In 1967 it was the turn of Xenia Field, the gardening correspondent of the Daily Mirror, and in 1973 of Bill Sowerbutts who provided another link to Mr Middleton. Sowerbutts had started broadcasting in 1945 with twenty minutes talks usually about food crops, following in Middleton’s footsteps. In 1947 he went on to appear in the first edition of ‘How does your garden grow?’, soon to be renamed ‘Gardener’s Question Time’, which was another offshoot of the Dig for Victory campaign. Always introduced as “Bill Sowerbuuts of Ashton-under-Lyne” he remained a stalwart of the programme until 1983 when he retired. Asked about his favourite flower he replied: “the cauliflower because its the only that makes you any money”. Very little of his interview with Roy Plomley interview survives but in between a wide range of classical pieces he reminisced about his career and the decline of allotments and vegetable growing:
Tameside Council have put up a “Blue Plaque” in his honour on the Broadoak Hotel – however because of his gardening prowess it is green!
Graham Thomas followed with a wonderful range of early music in 1975 but his interview too has been lost. However, from then on full recordings of all the garden-related interviewees are available to download from the Desert Island Discs webpage.
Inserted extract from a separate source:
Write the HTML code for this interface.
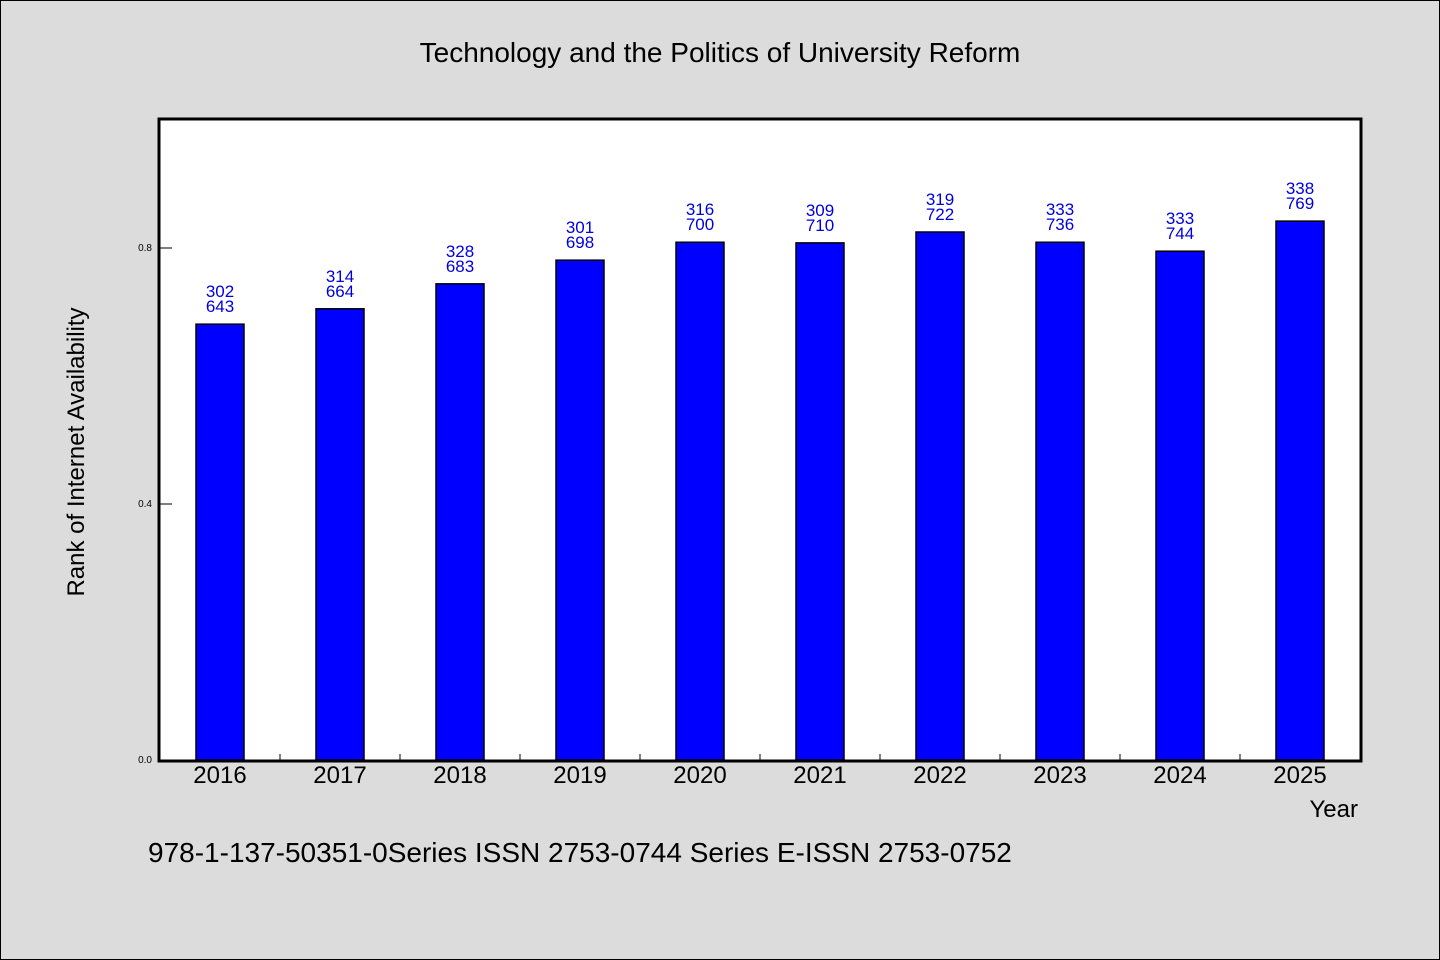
<!DOCTYPE html>
<html><head><meta charset="utf-8"><style>
html,body{margin:0;padding:0;background:#dcdcdc;}
svg{display:block;}
text{font-family:"WenQuanYi Zen Hei","Liberation Sans",sans-serif;}
</style></head><body>
<svg id="chart" width="1440" height="960" xmlns="http://www.w3.org/2000/svg">
<rect x="0.5" y="0.5" width="1439" height="959" fill="#dcdcdc" stroke="#000" stroke-width="1"/>
<text x="720" y="62" text-anchor="middle" font-size="28">Technology and the Politics of University Reform</text>
<rect x="159" y="119" width="1202" height="642" fill="#fff"/>
<g id="bars"></g>
<g id="axes"></g>
<rect x="159" y="119" width="1202" height="642" fill="none" stroke="#000" stroke-width="3"/>
<text transform="translate(84,452) rotate(-90)" text-anchor="middle" font-size="24">Rank of Internet Availability</text>
<text x="1358" y="817" text-anchor="end" font-size="24">Year</text>
<text x="148" y="862" font-size="28">978-1-137-50351-0Series ISSN 2753-0744 Series E-ISSN 2753-0752</text>
</svg>
<script>
const categories = ["2016","2017","2018","2019","2020","2021","2022","2023","2024","2025"];
const values = [0.681,0.705,0.744,0.781,0.809,0.808,0.825,0.809,0.795,0.842];
const topLabels = ["302","314","328","301","316","309","319","333","333","338"];
const bottomLabels = ["643","664","683","698","700","710","722","736","744","769"];
const yTicks = [0.0,0.4,0.8];
const yTickLabels = ["0.0","0.4","0.8"];

const NS="http://www.w3.org/2000/svg";
const X0=160, SLOT=120, Y0=760, YSCALE=640, BW=48;
function xCenter(i){return X0+SLOT*i+SLOT/2;}
function yPos(v){return Y0-v*YSCALE;}
function mk(tag,attrs){const e=document.createElementNS(NS,tag);for(const k in attrs)e.setAttribute(k,attrs[k]);return e;}
const bars=document.getElementById('bars'), axes=document.getElementById('axes');
categories.forEach((c,i)=>{
  const cx=xCenter(i), y=yPos(values[i]);
  const r=mk('rect',{x:cx-BW/2,y:y,width:BW,height:Y0-y,fill:'#0000ff',stroke:'#000','stroke-width':1.5});
  
  
  bars.appendChild(r);
  const t1=mk('text',{x:cx,y:y-27,'text-anchor':'middle','font-size':17,fill:'#0000dd'});
  t1.textContent=topLabels[i];
  
  
  bars.appendChild(t1);
  const t2=mk('text',{x:cx,y:y-12,'text-anchor':'middle','font-size':17,fill:'#0000dd'});
  t2.textContent=bottomLabels[i];
  
  
  bars.appendChild(t2);
  const xl=mk('text',{x:cx,y:783,'text-anchor':'middle','font-size':24,fill:'#000'});
  xl.textContent=c;
  
  
  axes.appendChild(xl);
  if(i>0){
    const tk=mk('line',{x1:X0+SLOT*i,x2:X0+SLOT*i,y1:Y0,y2:Y0-6,stroke:'#000','stroke-width':1});
    
    
    axes.appendChild(tk);
  }
});
yTicks.forEach((v,i)=>{
  const y=yPos(v);
  const tk=mk('line',{x1:159,x2:172,y1:y,y2:y,stroke:'#000','stroke-width':1});
  
  
  axes.appendChild(tk);
  const tl=mk('text',{x:152,y:y+3,'text-anchor':'end','font-size':10,fill:'#000'});
  tl.textContent=yTickLabels[i];
  
  
  axes.appendChild(tl);
});
</script>
</body></html>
There was a long gap of another 14 years before Rosemary Verey was shipwrecked in 1994, but within a few months she was joined by Penelope Hobhouse. Since then Geoffrey Smith, Christopher Lloyd, Susana Lloyd, Alan Titchmarsh, Anne Scott James and, last but not least, in 2006, Monty Don have been washed ashore. Incidentally it would appear that gardeners are fairly conservative musically since Monty was the only one to choose “pop” music.
You can find a full list of castaways – all 2992 of them at the last count – on the programme’s website, and it can be searched in all sorts of ways, including by occupation.
But the BBC’s decision about how to classify its interviewees isn’t always straightforward. Some famous gardeners like Germaine Greer, Beverley Nicholls, the Duchess of Devonshire, Peter Carrington, or Roy Strong are not listed as that although it’s true they probably more famous for doing other things, whereas they have included Anne Scott-James and Susana Walton. And aren’t there some great gardeners they have ignored? What about hearing from Beth Chatto? David Austin? Fergus Garrett? Nigel Colborn? Bob Flowerdew? Arabella Lennox-Boyd? Pippa Greenwood? Sarah Raven? Mary Keene? Ann Swithinbank? Robin Lane Fox? Noel Kingsbury? Mirabel Osler? Anna Pavord? or even the Chair of Parks and Gardens UK, Barbara Simms? The list is almost endless.
And to finish on a questioning note.
Which gardening celebrity wanted to take The Education of a Gardener by Russell Page as their book?
Whose favourite track was of the dawn chorus?
Who chose Rembrandt’s painting of Hendrickje Bathing as their luxury item?
And finally who, perhaps more sensibly, asked for a bundle of prunings from a good vineyard so they could plant their own vines?